◆ DATA PROVIDED ◆
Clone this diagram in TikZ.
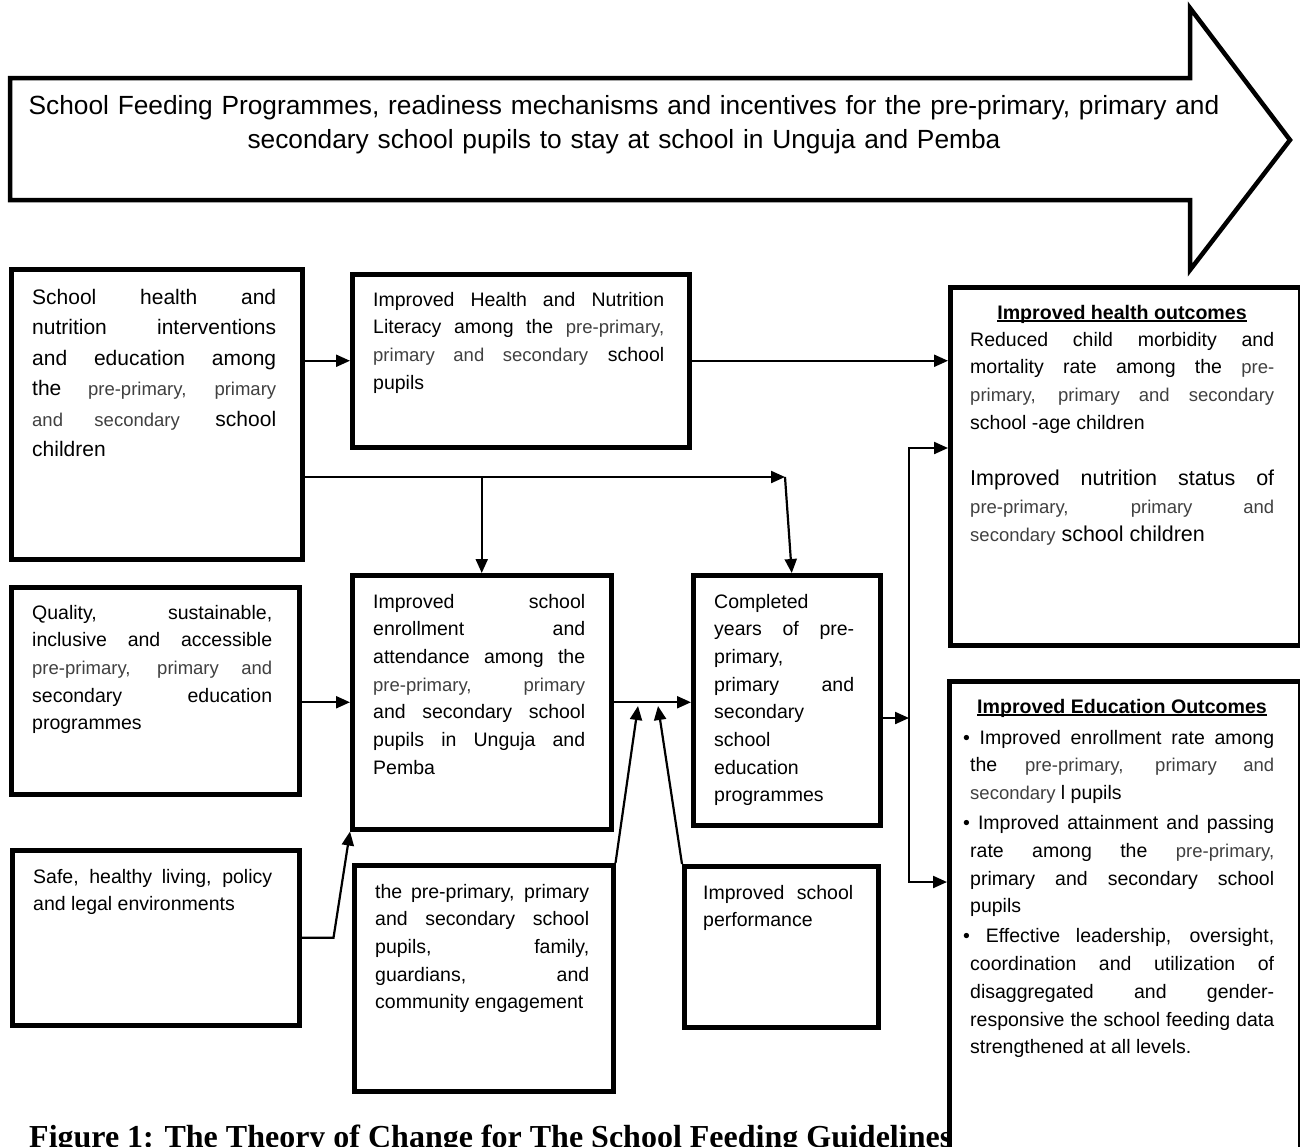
\documentclass[tikz,border=0pt]{standalone}
\usepackage{fontspec}
\setmainfont{Liberation Sans}
\newfontfamily\capfont{Liberation Serif}
\usetikzlibrary{arrows.meta}
\definecolor{pgrey}{gray}{0.25}
\newcommand{\pp}[1]{{\color{pgrey}\fontsize{18.5}{27.7}\selectfont #1}}
\newcommand{\titul}[1]{\setbox0\hbox{#1}\rlap{\rule[-2.5pt]{\wd0}{1.6pt}}\box0}
\tolerance=10000
\hbadness=10000
\begin{document}
\begin{tikzpicture}[x=1pt,y=-1pt]
\tikzstyle{box} = [draw, line width=4.5pt, fill=white, inner sep=0pt, anchor=north west]
\tikzstyle{txt} = [inner sep=0pt, anchor=base west, align=justify, font=\fontsize{19.5}{27.7}\selectfont]
\tikzstyle{head} = [inner sep=0pt, anchor=base, font=\bfseries\fontsize{19.6}{24}\selectfont]
\tikzstyle{arr} = [line width=2.2pt, -{Triangle[length=14pt,width=12pt]}]
\clip (0,0) rectangle (1300,1146);
\fill[white] (0,0) rectangle (1300,1146);
% big programme arrow
\draw[line width=4.5pt, fill=white] (10,78) -- (1190,78) -- (1190,8) -- (1290,140) -- (1190,270) -- (1190,200) -- (10,200) -- cycle;
\node (prog)[inner sep=0pt, anchor=base, text width=1250pt, align=center, font=\fontsize{26.3}{34}\selectfont] at (624,114) {School Feeding Programmes, readiness mechanisms and incentives for the pre-primary, primary and\\ secondary school pupils to stay at school in Unguja and Pemba};
% boxes
\node (A)[box, minimum width=291pt, minimum height=290pt] at (9,267) {};
\node (B)[box, minimum width=337pt, minimum height=173pt] at (350,272) {};
\node (H)[box, minimum width=350pt, minimum height=358pt] at (948,285) {};
\node (E)[box, minimum width=288pt, minimum height=207pt] at (9,585) {};
\node (C)[box, minimum width=259pt, minimum height=254pt] at (350,573) {};
\node (D)[box, minimum width=187pt, minimum height=250pt] at (691,573) {};
\node (F)[box, minimum width=287pt, minimum height=175pt] at (10,848) {};
\node (G)[box, minimum width=259pt, minimum height=226pt] at (352,863) {};
\node (I)[box, minimum width=194pt, minimum height=161pt] at (682,864) {};
\node (cap)[inner sep=0pt, anchor=base west, font=\capfont\bfseries\fontsize{32}{38}\selectfont] at (29,1147) {Figure 1: The Theory of Change for The School Feeding Guidelines};
\node (J)[box, minimum width=351pt, minimum height=490pt] at (947,679) {};
% box texts
\node (At)[txt, text width=244pt, font=\fontsize{21}{30.5}\selectfont] at (32,304) {School health and\linebreak nutrition interventions\linebreak and education among\linebreak the \pp{pre-primary, primary\linebreak and secondary} school\linebreak children};
\node (Bt)[txt, text width=291pt] at (373,306) {Improved Health and Nutrition\linebreak Literacy among the \pp{pre-primary,\linebreak primary and secondary} school\linebreak pupils};
\node (Hh)[head] at (1122,319) {\titul{Improved health outcomes}};
\node (Ht)[txt, text width=304pt] at (970,346) {Reduced child morbidity and\linebreak mortality rate among the \pp{pre-\linebreak primary, primary and secondary}\linebreak school -age children};
\node (Hn)[txt, text width=304pt, font=\fontsize{21.5}{28}\selectfont] at (970,485) {Improved nutrition status of\linebreak \pp{pre-primary, primary and\linebreak secondary} school children};
\node (Ct)[txt, text width=212pt] at (373,608) {Improved school\linebreak enrollment and\linebreak attendance among the\linebreak \pp{pre-primary, primary}\linebreak and secondary school\linebreak pupils in Unguja and\linebreak Pemba};
\node (Dt)[txt, text width=140pt] at (714,608) {Completed\linebreak years of pre-\linebreak primary,\linebreak primary and\linebreak secondary\linebreak school\linebreak education\linebreak programmes};
\node (Et)[txt, text width=240pt] at (32,619) {Quality, sustainable,\linebreak inclusive and accessible\linebreak \pp{pre-primary, primary and}\linebreak secondary education\linebreak programmes};
\node (Ft)[txt, text width=239pt] at (33,883) {Safe, healthy living, policy\linebreak and legal environments};
\node (Gt)[txt, text width=214pt] at (375,898) {the pre-primary, primary\linebreak and secondary school\linebreak pupils, family,\linebreak guardians, and\linebreak community engagement};
\node (It)[txt, text width=150pt] at (703,899) {Improved school\linebreak performance};
\node (Jh)[head] at (1122,713) {\titul{Improved Education Outcomes}};
\node (Jt)[txt, text width=304pt] at (970,744) {\setlength{\parskip}{2.5pt}%
\hspace*{-7pt}\textbullet\ Improved enrollment rate among\linebreak the \pp{pre-primary, primary and}\linebreak \pp{secondary} l pupils\par
\hspace*{-7pt}\textbullet\ Improved attainment and passing\linebreak rate among the \pp{pre-primary,}\linebreak primary and secondary school\linebreak pupils\par
\hspace*{-7pt}\textbullet\ Effective leadership, oversight,\linebreak coordination and utilization of\linebreak disaggregated and gender-\linebreak responsive the school feeding data\linebreak strengthened at all levels.};
% connectors
\coordinate (kink) at (785,477);
\coordinate (mg1) at (638,706);
\coordinate (mg2) at (658,706);
\coordinate (trunk) at (909,718);
\draw[arr] (A.east |- B.west) -- (B.west);
\draw[arr] (B.east) -- (B.east -| H.west);
\draw[arr] (A.east |- kink) -- (kink);
\draw[arr] (kink) -- ([xshift=5pt]D.north);
\draw[arr] (C.north |- kink) -- (C.north);
\draw[arr] (E.east |- C.west) -- (C.west);
\draw[arr] (C.east) -- (C.east -| D.west);
\draw[arr] (G.north east) -- (mg1);
\draw[arr] (I.north west) -- (mg2);
\draw[arr] (F.east) -- ++(32,0) -- (C.south west);
\draw[arr] (D.east |- trunk) -- (trunk);
\draw[line width=2.2pt, {Triangle[length=14pt,width=12pt]}-{Triangle[length=14pt,width=12pt]}] (H.west |- 0,448) -- (trunk |- 0,448) -- (trunk |- 0,882) -- (J.west |- 0,882);
\end{tikzpicture}
\end{document}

◆ TASK ◆
Your task is an exact transcription of all the data, minus the pictures.

◆ EXERCISE RESPONSE ◆
Clone this diagram in TikZ.
\documentclass[tikz,border=0pt]{standalone}
\usepackage{fontspec}
\setmainfont{Liberation Sans}
\newfontfamily\capfont{Liberation Serif}
\usetikzlibrary{arrows.meta}
\definecolor{pgrey}{gray}{0.25}
\newcommand{\pp}[1]{{\color{pgrey}\fontsize{18.5}{27.7}\selectfont #1}}
\newcommand{\titul}[1]{\setbox0\hbox{#1}\rlap{\rule[-2.5pt]{\wd0}{1.6pt}}\box0}
\tolerance=10000
\hbadness=10000
\begin{document}
\begin{tikzpicture}[x=1pt,y=-1pt]
\tikzstyle{box} = [draw, line width=4.5pt, fill=white, inner sep=0pt, anchor=north west]
\tikzstyle{txt} = [inner sep=0pt, anchor=base west, align=justify, font=\fontsize{19.5}{27.7}\selectfont]
\tikzstyle{head} = [inner sep=0pt, anchor=base, font=\bfseries\fontsize{19.6}{24}\selectfont]
\tikzstyle{arr} = [line width=2.2pt, -{Triangle[length=14pt,width=12pt]}]
\clip (0,0) rectangle (1300,1146);
\fill[white] (0,0) rectangle (1300,1146);
% big programme arrow
\draw[line width=4.5pt, fill=white] (10,78) -- (1190,78) -- (1190,8) -- (1290,140) -- (1190,270) -- (1190,200) -- (10,200) -- cycle;
\node (prog)[inner sep=0pt, anchor=base, text width=1250pt, align=center, font=\fontsize{26.3}{34}\selectfont] at (624,114) {School Feeding Programmes, readiness mechanisms and incentives for the pre-primary, primary and\\ secondary school pupils to stay at school in Unguja and Pemba};
% boxes
\node (A)[box, minimum width=291pt, minimum height=290pt] at (9,267) {};
\node (B)[box, minimum width=337pt, minimum height=173pt] at (350,272) {};
\node (H)[box, minimum width=350pt, minimum height=358pt] at (948,285) {};
\node (E)[box, minimum width=288pt, minimum height=207pt] at (9,585) {};
\node (C)[box, minimum width=259pt, minimum height=254pt] at (350,573) {};
\node (D)[box, minimum width=187pt, minimum height=250pt] at (691,573) {};
\node (F)[box, minimum width=287pt, minimum height=175pt] at (10,848) {};
\node (G)[box, minimum width=259pt, minimum height=226pt] at (352,863) {};
\node (I)[box, minimum width=194pt, minimum height=161pt] at (682,864) {};
\node (cap)[inner sep=0pt, anchor=base west, font=\capfont\bfseries\fontsize{32}{38}\selectfont] at (29,1147) {Figure 1: The Theory of Change for The School Feeding Guidelines};
\node (J)[box, minimum width=351pt, minimum height=490pt] at (947,679) {};
% box texts
\node (At)[txt, text width=244pt, font=\fontsize{21}{30.5}\selectfont] at (32,304) {School health and\linebreak nutrition interventions\linebreak and education among\linebreak the \pp{pre-primary, primary\linebreak and secondary} school\linebreak children};
\node (Bt)[txt, text width=291pt] at (373,306) {Improved Health and Nutrition\linebreak Literacy among the \pp{pre-primary,\linebreak primary and secondary} school\linebreak pupils};
\node (Hh)[head] at (1122,319) {\titul{Improved health outcomes}};
\node (Ht)[txt, text width=304pt] at (970,346) {Reduced child morbidity and\linebreak mortality rate among the \pp{pre-\linebreak primary, primary and secondary}\linebreak school -age children};
\node (Hn)[txt, text width=304pt, font=\fontsize{21.5}{28}\selectfont] at (970,485) {Improved nutrition status of\linebreak \pp{pre-primary, primary and\linebreak secondary} school children};
\node (Ct)[txt, text width=212pt] at (373,608) {Improved school\linebreak enrollment and\linebreak attendance among the\linebreak \pp{pre-primary, primary}\linebreak and secondary school\linebreak pupils in Unguja and\linebreak Pemba};
\node (Dt)[txt, text width=140pt] at (714,608) {Completed\linebreak years of pre-\linebreak primary,\linebreak primary and\linebreak secondary\linebreak school\linebreak education\linebreak programmes};
\node (Et)[txt, text width=240pt] at (32,619) {Quality, sustainable,\linebreak inclusive and accessible\linebreak \pp{pre-primary, primary and}\linebreak secondary education\linebreak programmes};
\node (Ft)[txt, text width=239pt] at (33,883) {Safe, healthy living, policy\linebreak and legal environments};
\node (Gt)[txt, text width=214pt] at (375,898) {the pre-primary, primary\linebreak and secondary school\linebreak pupils, family,\linebreak guardians, and\linebreak community engagement};
\node (It)[txt, text width=150pt] at (703,899) {Improved school\linebreak performance};
\node (Jh)[head] at (1122,713) {\titul{Improved Education Outcomes}};
\node (Jt)[txt, text width=304pt] at (970,744) {\setlength{\parskip}{2.5pt}%
\hspace*{-7pt}\textbullet\ Improved enrollment rate among\linebreak the \pp{pre-primary, primary and}\linebreak \pp{secondary} l pupils\par
\hspace*{-7pt}\textbullet\ Improved attainment and passing\linebreak rate among the \pp{pre-primary,}\linebreak primary and secondary school\linebreak pupils\par
\hspace*{-7pt}\textbullet\ Effective leadership, oversight,\linebreak coordination and utilization of\linebreak disaggregated and gender-\linebreak responsive the school feeding data\linebreak strengthened at all levels.};
% connectors
\coordinate (kink) at (785,477);
\coordinate (mg1) at (638,706);
\coordinate (mg2) at (658,706);
\coordinate (trunk) at (909,718);
\draw[arr] (A.east |- B.west) -- (B.west);
\draw[arr] (B.east) -- (B.east -| H.west);
\draw[arr] (A.east |- kink) -- (kink);
\draw[arr] (kink) -- ([xshift=5pt]D.north);
\draw[arr] (C.north |- kink) -- (C.north);
\draw[arr] (E.east |- C.west) -- (C.west);
\draw[arr] (C.east) -- (C.east -| D.west);
\draw[arr] (G.north east) -- (mg1);
\draw[arr] (I.north west) -- (mg2);
\draw[arr] (F.east) -- ++(32,0) -- (C.south west);
\draw[arr] (D.east |- trunk) -- (trunk);
\draw[line width=2.2pt, {Triangle[length=14pt,width=12pt]}-{Triangle[length=14pt,width=12pt]}] (H.west |- 0,448) -- (trunk |- 0,448) -- (trunk |- 0,882) -- (J.west |- 0,882);
\end{tikzpicture}
\end{document}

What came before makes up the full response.